--- THE TASK ---
Render the material again word for word, skipping the pictures in it.

:: MATERIAL SUPPLIED

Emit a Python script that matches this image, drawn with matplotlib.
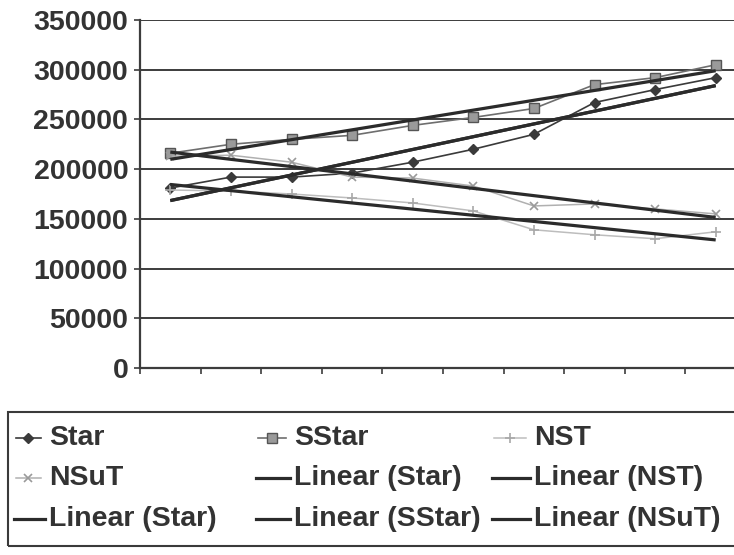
import numpy as np
import matplotlib
matplotlib.use("Agg")
import matplotlib.pyplot as plt
from matplotlib.lines import Line2D
from matplotlib.patches import Rectangle

# ---- data ----
categories = list(range(1, 11))
star = [181000, 192000, 192000, 196000, 207000, 220000, 235000, 267000, 280000, 292000]
sstar = [216000, 225000, 230000, 234000, 244000, 252000, 261000, 285000, 292000, 305000]
nst = [179000, 178000, 175000, 171000, 166000, 158000, 139000, 134000, 130000, 137000]
nsut = [213000, 214000, 207000, 192000, 191000, 183000, 163000, 165000, 160000, 155000]
y_ticks = [0, 50000, 100000, 150000, 200000, 250000, 300000, 350000]
series_names = ["Star", "SStar", "NST", "NSuT"]

plt.rcParams['font.family'] = ['Liberation Sans', 'DejaVu Sans']
plt.rcParams['font.weight'] = 'bold'

W, H = 734, 555
fig = plt.figure(figsize=(W / 100, H / 100), dpi=100)
fig.patch.set_facecolor('white')

def fx(px):
    return px / W

def fy(py):
    return 1 - py / H

ax = fig.add_axes([fx(140), fy(368), 606 / W, 348 / H])
ax.set_facecolor('white')

x = np.arange(len(categories))
text_col = '#333333'
grid_col = '#3c3c3c'
trend_col = '#2b2b2b'

for yv in y_ticks[1:]:
    ax.axhline(yv, color=grid_col, lw=1.4, zorder=1)

styles = {
    "Star": dict(color='#3a3a3a', marker='D', ms=5.5, mfc='#3a3a3a', mec='#3a3a3a', lw=1.2),
    "SStar": dict(color='#6e6e6e', marker='s', ms=6.5, mfc='#9a9a9a', mec='#555555', lw=1.2),
    "NST": dict(color='#bdbdbd', marker='+', ms=7, mfc='#b0b0b0', mec='#a8a8a8', lw=1.1, mew=1.2),
    "NSuT": dict(color='#b0b0b0', marker='x', ms=6, mfc='#a0a0a0', mec='#9a9a9a', lw=1.1, mew=1.2),
}
data = {"Star": star, "SStar": sstar, "NST": nst, "NSuT": nsut}

for name in series_names:
    ax.plot(x, data[name], zorder=3, **styles[name])

# linear trend lines (order as in legend: Star, NST, Star, SStar, NSuT)
trend_order = ["Star", "NST", "Star", "SStar", "NSuT"]
for name in trend_order:
    k, b = np.polyfit(x, data[name], 1)
    ax.plot(x, k * x + b, color=trend_col, lw=2.3, zorder=4, solid_capstyle='butt')

ax.set_xlim(-0.5, len(categories) - 0.5)
ax.set_ylim(0, 350000)
ax.set_yticks(y_ticks)
ax.set_yticklabels([str(v) for v in y_ticks], fontsize=20.5, fontweight='bold', color=text_col)
ax.set_xticks(np.arange(-0.5, len(categories), 1))
ax.set_xticklabels([])
ax.tick_params(axis='y', direction='out', length=4.5, width=1.2, color=grid_col, pad=4)
ax.tick_params(axis='x', direction='out', length=4.5, width=1.2, color=grid_col)
for s in ['top', 'right']:
    ax.spines[s].set_visible(False)
for s in ['left', 'bottom']:
    ax.spines[s].set_color(grid_col)
    ax.spines[s].set_linewidth(1.6)

# ---- legend (drawn manually to match the scanned layout) ----
box = Rectangle((fx(8), fy(546)), fx(740) - fx(8), fy(412) - fy(546),
                transform=fig.transFigure, fill=False, ec='#3a3a3a', lw=1.5)
fig.add_artist(box)

legend_labels = ["Star", "SStar", "NST",
                 "NSuT", "Linear (Star)", "Linear (NST)",
                 "Linear (Star)", "Linear (SStar)", "Linear (NSuT)"]
legend_styles = [styles["Star"], styles["SStar"], styles["NST"],
                 styles["NSuT"], None, None, None, None, None]
row_y = [438, 478, 519]
col_h = [(14, 45), (256, 290), (492, 530)]
for i, (lab, st) in enumerate(zip(legend_labels, legend_styles)):
    r, c = divmod(i, 3)
    x0, x1 = col_h[c]
    yy = fy(row_y[r])
    if st is None:
        fig.add_artist(Line2D([fx(x0), fx(x1)], [yy, yy], transform=fig.transFigure,
                              color=trend_col, lw=2.3))
    else:
        st2 = dict(st)
        fig.add_artist(Line2D([fx(x0 + 2), fx(x1 - 4)], [yy, yy], transform=fig.transFigure,
                              markevery=[1] if False else None, **{k: v for k, v in st2.items() if k not in ('marker', 'ms', 'mfc', 'mec', 'mew')}))
        fig.add_artist(Line2D([fx((x0 + x1) / 2 - 1)], [yy], transform=fig.transFigure,
                              linestyle='none', marker=st2['marker'], ms=st2['ms'],
                              mfc=st2['mfc'], mec=st2['mec'], mew=st2.get('mew', 1.0)))
    fig.text(fx(x1 + 4), yy, lab, fontsize=20.5, fontweight='bold', color=text_col,
             ha='left', va='center')

fig.savefig('out.png', dpi=100, facecolor='white')
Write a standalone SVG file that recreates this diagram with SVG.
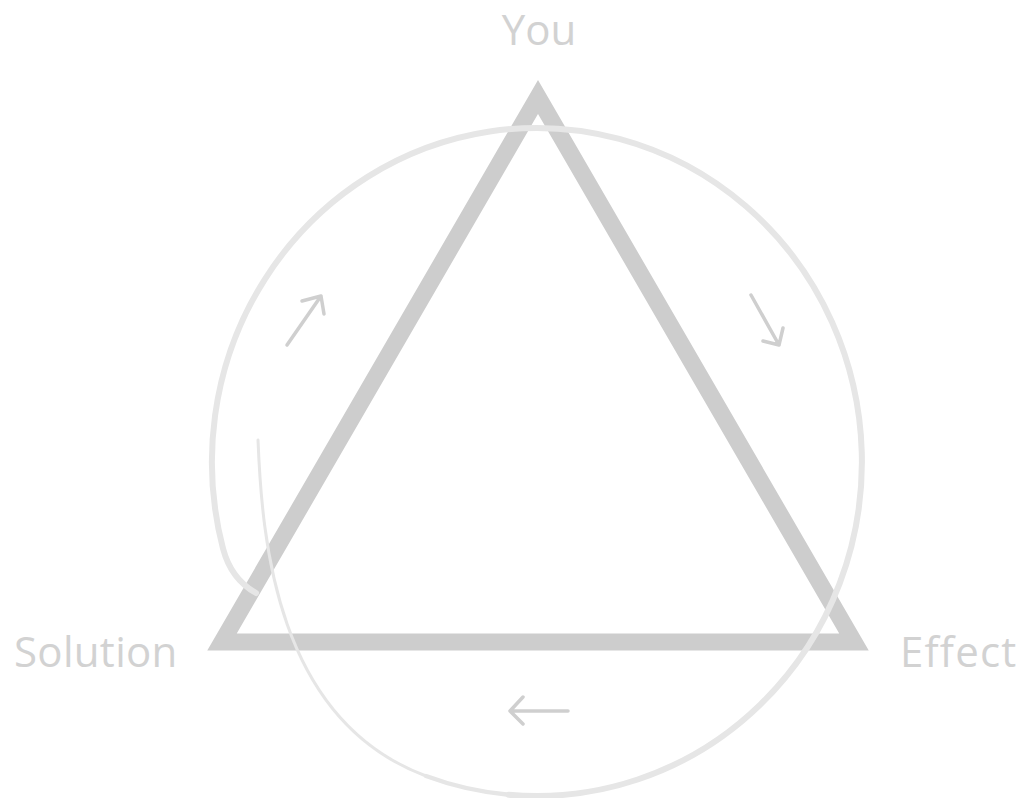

::::

--- COMPLETED EXERCISE ---
Emit a Python script that matches this image, drawn with matplotlib.
import numpy as np
import matplotlib
matplotlib.use("Agg")
import matplotlib.pyplot as plt
from matplotlib.lines import Line2D
from matplotlib.patches import Rectangle

# ---- data ----
categories = list(range(1, 11))
star = [181000, 192000, 192000, 196000, 207000, 220000, 235000, 267000, 280000, 292000]
sstar = [216000, 225000, 230000, 234000, 244000, 252000, 261000, 285000, 292000, 305000]
nst = [179000, 178000, 175000, 171000, 166000, 158000, 139000, 134000, 130000, 137000]
nsut = [213000, 214000, 207000, 192000, 191000, 183000, 163000, 165000, 160000, 155000]
y_ticks = [0, 50000, 100000, 150000, 200000, 250000, 300000, 350000]
series_names = ["Star", "SStar", "NST", "NSuT"]

plt.rcParams['font.family'] = ['Liberation Sans', 'DejaVu Sans']
plt.rcParams['font.weight'] = 'bold'

W, H = 734, 555
fig = plt.figure(figsize=(W / 100, H / 100), dpi=100)
fig.patch.set_facecolor('white')

def fx(px):
    return px / W

def fy(py):
    return 1 - py / H

ax = fig.add_axes([fx(140), fy(368), 606 / W, 348 / H])
ax.set_facecolor('white')

x = np.arange(len(categories))
text_col = '#333333'
grid_col = '#3c3c3c'
trend_col = '#2b2b2b'

for yv in y_ticks[1:]:
    ax.axhline(yv, color=grid_col, lw=1.4, zorder=1)

styles = {
    "Star": dict(color='#3a3a3a', marker='D', ms=5.5, mfc='#3a3a3a', mec='#3a3a3a', lw=1.2),
    "SStar": dict(color='#6e6e6e', marker='s', ms=6.5, mfc='#9a9a9a', mec='#555555', lw=1.2),
    "NST": dict(color='#bdbdbd', marker='+', ms=7, mfc='#b0b0b0', mec='#a8a8a8', lw=1.1, mew=1.2),
    "NSuT": dict(color='#b0b0b0', marker='x', ms=6, mfc='#a0a0a0', mec='#9a9a9a', lw=1.1, mew=1.2),
}
data = {"Star": star, "SStar": sstar, "NST": nst, "NSuT": nsut}

for name in series_names:
    ax.plot(x, data[name], zorder=3, **styles[name])

# linear trend lines (order as in legend: Star, NST, Star, SStar, NSuT)
trend_order = ["Star", "NST", "Star", "SStar", "NSuT"]
for name in trend_order:
    k, b = np.polyfit(x, data[name], 1)
    ax.plot(x, k * x + b, color=trend_col, lw=2.3, zorder=4, solid_capstyle='butt')

ax.set_xlim(-0.5, len(categories) - 0.5)
ax.set_ylim(0, 350000)
ax.set_yticks(y_ticks)
ax.set_yticklabels([str(v) for v in y_ticks], fontsize=20.5, fontweight='bold', color=text_col)
ax.set_xticks(np.arange(-0.5, len(categories), 1))
ax.set_xticklabels([])
ax.tick_params(axis='y', direction='out', length=4.5, width=1.2, color=grid_col, pad=4)
ax.tick_params(axis='x', direction='out', length=4.5, width=1.2, color=grid_col)
for s in ['top', 'right']:
    ax.spines[s].set_visible(False)
for s in ['left', 'bottom']:
    ax.spines[s].set_color(grid_col)
    ax.spines[s].set_linewidth(1.6)

# ---- legend (drawn manually to match the scanned layout) ----
box = Rectangle((fx(8), fy(546)), fx(740) - fx(8), fy(412) - fy(546),
                transform=fig.transFigure, fill=False, ec='#3a3a3a', lw=1.5)
fig.add_artist(box)

legend_labels = ["Star", "SStar", "NST",
                 "NSuT", "Linear (Star)", "Linear (NST)",
                 "Linear (Star)", "Linear (SStar)", "Linear (NSuT)"]
legend_styles = [styles["Star"], styles["SStar"], styles["NST"],
                 styles["NSuT"], None, None, None, None, None]
row_y = [438, 478, 519]
col_h = [(14, 45), (256, 290), (492, 530)]
for i, (lab, st) in enumerate(zip(legend_labels, legend_styles)):
    r, c = divmod(i, 3)
    x0, x1 = col_h[c]
    yy = fy(row_y[r])
    if st is None:
        fig.add_artist(Line2D([fx(x0), fx(x1)], [yy, yy], transform=fig.transFigure,
                              color=trend_col, lw=2.3))
    else:
        st2 = dict(st)
        fig.add_artist(Line2D([fx(x0 + 2), fx(x1 - 4)], [yy, yy], transform=fig.transFigure,
                              markevery=[1] if False else None, **{k: v for k, v in st2.items() if k not in ('marker', 'ms', 'mfc', 'mec', 'mew')}))
        fig.add_artist(Line2D([fx((x0 + x1) / 2 - 1)], [yy], transform=fig.transFigure,
                              linestyle='none', marker=st2['marker'], ms=st2['ms'],
                              mfc=st2['mfc'], mec=st2['mec'], mew=st2.get('mew', 1.0)))
    fig.text(fx(x1 + 4), yy, lab, fontsize=20.5, fontweight='bold', color=text_col,
             ha='left', va='center')

fig.savefig('out.png', dpi=100, facecolor='white')
Write a standalone SVG file that recreates this diagram with SVG.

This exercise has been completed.